* Work required *
Among the entries below, find the lines with "this" and copy them.

* Data lines *
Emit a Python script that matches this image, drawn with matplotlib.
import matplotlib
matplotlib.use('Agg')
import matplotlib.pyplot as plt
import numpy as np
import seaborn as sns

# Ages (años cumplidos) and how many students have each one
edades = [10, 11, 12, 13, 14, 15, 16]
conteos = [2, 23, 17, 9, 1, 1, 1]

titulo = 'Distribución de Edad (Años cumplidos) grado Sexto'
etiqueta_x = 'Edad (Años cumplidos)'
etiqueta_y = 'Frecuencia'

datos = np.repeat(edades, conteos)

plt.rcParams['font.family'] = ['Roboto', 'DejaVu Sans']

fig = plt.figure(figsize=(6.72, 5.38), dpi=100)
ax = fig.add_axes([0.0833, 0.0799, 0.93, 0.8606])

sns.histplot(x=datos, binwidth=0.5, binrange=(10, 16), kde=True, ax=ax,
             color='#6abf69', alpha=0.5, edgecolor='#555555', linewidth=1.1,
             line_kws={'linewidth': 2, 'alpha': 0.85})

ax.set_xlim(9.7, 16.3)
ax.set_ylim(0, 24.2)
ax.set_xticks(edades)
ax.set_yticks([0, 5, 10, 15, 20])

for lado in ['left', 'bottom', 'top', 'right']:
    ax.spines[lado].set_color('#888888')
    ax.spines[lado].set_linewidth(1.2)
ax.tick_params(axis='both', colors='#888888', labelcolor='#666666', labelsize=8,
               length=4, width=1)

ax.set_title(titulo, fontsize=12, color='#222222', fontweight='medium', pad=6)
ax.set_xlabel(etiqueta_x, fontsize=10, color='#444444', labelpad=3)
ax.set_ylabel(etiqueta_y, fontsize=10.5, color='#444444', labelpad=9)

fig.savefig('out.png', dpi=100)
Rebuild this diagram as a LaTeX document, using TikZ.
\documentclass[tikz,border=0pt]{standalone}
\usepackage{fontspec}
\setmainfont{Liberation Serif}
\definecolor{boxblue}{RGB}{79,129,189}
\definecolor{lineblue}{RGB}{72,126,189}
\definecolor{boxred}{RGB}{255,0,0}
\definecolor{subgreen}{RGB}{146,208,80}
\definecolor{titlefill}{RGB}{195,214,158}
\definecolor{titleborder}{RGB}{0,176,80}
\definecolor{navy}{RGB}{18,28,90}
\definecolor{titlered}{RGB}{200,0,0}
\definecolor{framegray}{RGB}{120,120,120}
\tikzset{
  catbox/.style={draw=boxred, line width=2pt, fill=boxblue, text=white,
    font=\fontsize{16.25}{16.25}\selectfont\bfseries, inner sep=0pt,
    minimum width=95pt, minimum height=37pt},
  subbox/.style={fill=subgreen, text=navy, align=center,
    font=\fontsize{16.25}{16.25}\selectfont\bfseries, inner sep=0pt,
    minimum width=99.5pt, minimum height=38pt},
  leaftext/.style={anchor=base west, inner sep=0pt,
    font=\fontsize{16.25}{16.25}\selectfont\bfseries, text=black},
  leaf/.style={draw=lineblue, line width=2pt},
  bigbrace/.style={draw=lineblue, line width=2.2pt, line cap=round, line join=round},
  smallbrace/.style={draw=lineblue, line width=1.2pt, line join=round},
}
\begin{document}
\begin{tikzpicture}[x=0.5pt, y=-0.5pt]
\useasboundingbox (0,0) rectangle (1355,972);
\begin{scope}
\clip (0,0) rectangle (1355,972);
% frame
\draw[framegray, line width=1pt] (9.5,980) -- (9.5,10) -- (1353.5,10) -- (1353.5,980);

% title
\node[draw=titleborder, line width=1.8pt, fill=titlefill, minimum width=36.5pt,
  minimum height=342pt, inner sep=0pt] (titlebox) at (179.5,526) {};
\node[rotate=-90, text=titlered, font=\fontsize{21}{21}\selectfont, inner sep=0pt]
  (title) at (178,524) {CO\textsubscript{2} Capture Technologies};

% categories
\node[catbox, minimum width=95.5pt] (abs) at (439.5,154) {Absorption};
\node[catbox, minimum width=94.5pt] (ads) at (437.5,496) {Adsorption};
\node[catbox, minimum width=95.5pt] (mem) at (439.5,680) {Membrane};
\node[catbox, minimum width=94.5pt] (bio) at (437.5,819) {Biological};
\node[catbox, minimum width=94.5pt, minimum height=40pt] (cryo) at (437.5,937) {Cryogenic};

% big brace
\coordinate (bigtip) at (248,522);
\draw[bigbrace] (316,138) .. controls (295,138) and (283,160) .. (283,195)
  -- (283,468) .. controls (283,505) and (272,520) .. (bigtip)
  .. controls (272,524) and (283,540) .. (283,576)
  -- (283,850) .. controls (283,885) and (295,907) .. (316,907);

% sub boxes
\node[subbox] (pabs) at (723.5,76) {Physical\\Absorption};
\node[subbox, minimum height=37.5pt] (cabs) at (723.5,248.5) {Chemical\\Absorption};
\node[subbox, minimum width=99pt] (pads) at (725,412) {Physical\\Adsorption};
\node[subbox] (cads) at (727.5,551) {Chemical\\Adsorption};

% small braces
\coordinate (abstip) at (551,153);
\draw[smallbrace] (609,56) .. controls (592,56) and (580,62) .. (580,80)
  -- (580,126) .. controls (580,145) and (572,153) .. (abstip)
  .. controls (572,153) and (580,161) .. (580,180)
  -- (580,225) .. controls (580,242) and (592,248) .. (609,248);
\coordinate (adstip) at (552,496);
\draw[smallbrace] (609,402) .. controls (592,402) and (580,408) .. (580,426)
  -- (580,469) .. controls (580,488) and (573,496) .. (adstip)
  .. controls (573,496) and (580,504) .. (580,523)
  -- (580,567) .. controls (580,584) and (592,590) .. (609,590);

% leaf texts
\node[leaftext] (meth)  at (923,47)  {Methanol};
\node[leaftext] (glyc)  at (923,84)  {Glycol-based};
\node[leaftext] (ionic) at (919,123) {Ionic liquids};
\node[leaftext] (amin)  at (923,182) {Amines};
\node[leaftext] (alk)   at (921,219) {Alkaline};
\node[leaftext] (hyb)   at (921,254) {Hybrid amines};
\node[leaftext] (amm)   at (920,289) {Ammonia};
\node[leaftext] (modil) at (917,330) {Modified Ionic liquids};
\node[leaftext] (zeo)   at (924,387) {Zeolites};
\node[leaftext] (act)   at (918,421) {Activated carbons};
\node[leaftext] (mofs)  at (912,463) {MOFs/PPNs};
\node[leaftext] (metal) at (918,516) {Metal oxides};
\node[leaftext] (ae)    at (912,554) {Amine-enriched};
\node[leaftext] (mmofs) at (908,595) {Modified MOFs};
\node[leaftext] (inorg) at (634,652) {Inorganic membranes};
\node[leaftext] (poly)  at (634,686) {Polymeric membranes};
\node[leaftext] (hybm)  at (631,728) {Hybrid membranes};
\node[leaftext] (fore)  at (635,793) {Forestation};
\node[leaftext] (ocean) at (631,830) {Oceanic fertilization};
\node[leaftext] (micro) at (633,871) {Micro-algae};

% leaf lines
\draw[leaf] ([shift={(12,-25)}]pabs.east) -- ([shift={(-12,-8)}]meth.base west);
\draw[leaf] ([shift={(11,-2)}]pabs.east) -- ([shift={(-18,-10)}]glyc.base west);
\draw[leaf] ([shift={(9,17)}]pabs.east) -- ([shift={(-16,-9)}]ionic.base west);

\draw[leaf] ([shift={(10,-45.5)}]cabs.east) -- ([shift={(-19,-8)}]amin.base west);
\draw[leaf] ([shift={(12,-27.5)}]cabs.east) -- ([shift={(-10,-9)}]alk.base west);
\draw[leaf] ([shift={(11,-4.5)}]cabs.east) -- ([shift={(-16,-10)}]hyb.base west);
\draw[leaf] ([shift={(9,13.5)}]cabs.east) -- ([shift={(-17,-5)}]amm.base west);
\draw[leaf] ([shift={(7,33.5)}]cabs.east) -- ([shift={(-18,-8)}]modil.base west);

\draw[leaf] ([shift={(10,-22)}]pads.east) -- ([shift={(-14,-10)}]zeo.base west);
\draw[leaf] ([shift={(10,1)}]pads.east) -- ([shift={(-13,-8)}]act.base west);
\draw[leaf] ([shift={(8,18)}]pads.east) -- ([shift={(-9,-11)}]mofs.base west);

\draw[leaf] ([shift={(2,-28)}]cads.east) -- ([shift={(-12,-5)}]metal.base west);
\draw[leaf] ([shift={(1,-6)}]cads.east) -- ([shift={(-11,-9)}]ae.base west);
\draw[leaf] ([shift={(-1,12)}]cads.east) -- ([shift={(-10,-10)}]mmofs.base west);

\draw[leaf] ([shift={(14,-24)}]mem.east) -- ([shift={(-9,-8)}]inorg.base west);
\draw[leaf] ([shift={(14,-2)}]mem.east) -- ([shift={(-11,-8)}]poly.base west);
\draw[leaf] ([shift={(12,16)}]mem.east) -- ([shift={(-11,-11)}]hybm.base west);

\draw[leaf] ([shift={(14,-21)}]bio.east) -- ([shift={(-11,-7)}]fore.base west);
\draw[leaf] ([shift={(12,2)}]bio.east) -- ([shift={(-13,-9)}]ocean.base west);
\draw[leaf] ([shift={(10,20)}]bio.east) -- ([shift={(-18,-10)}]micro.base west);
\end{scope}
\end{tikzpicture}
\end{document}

* Written response *
Emit a Python script that matches this image, drawn with matplotlib.
Rebuild this diagram as a LaTeX document, using TikZ.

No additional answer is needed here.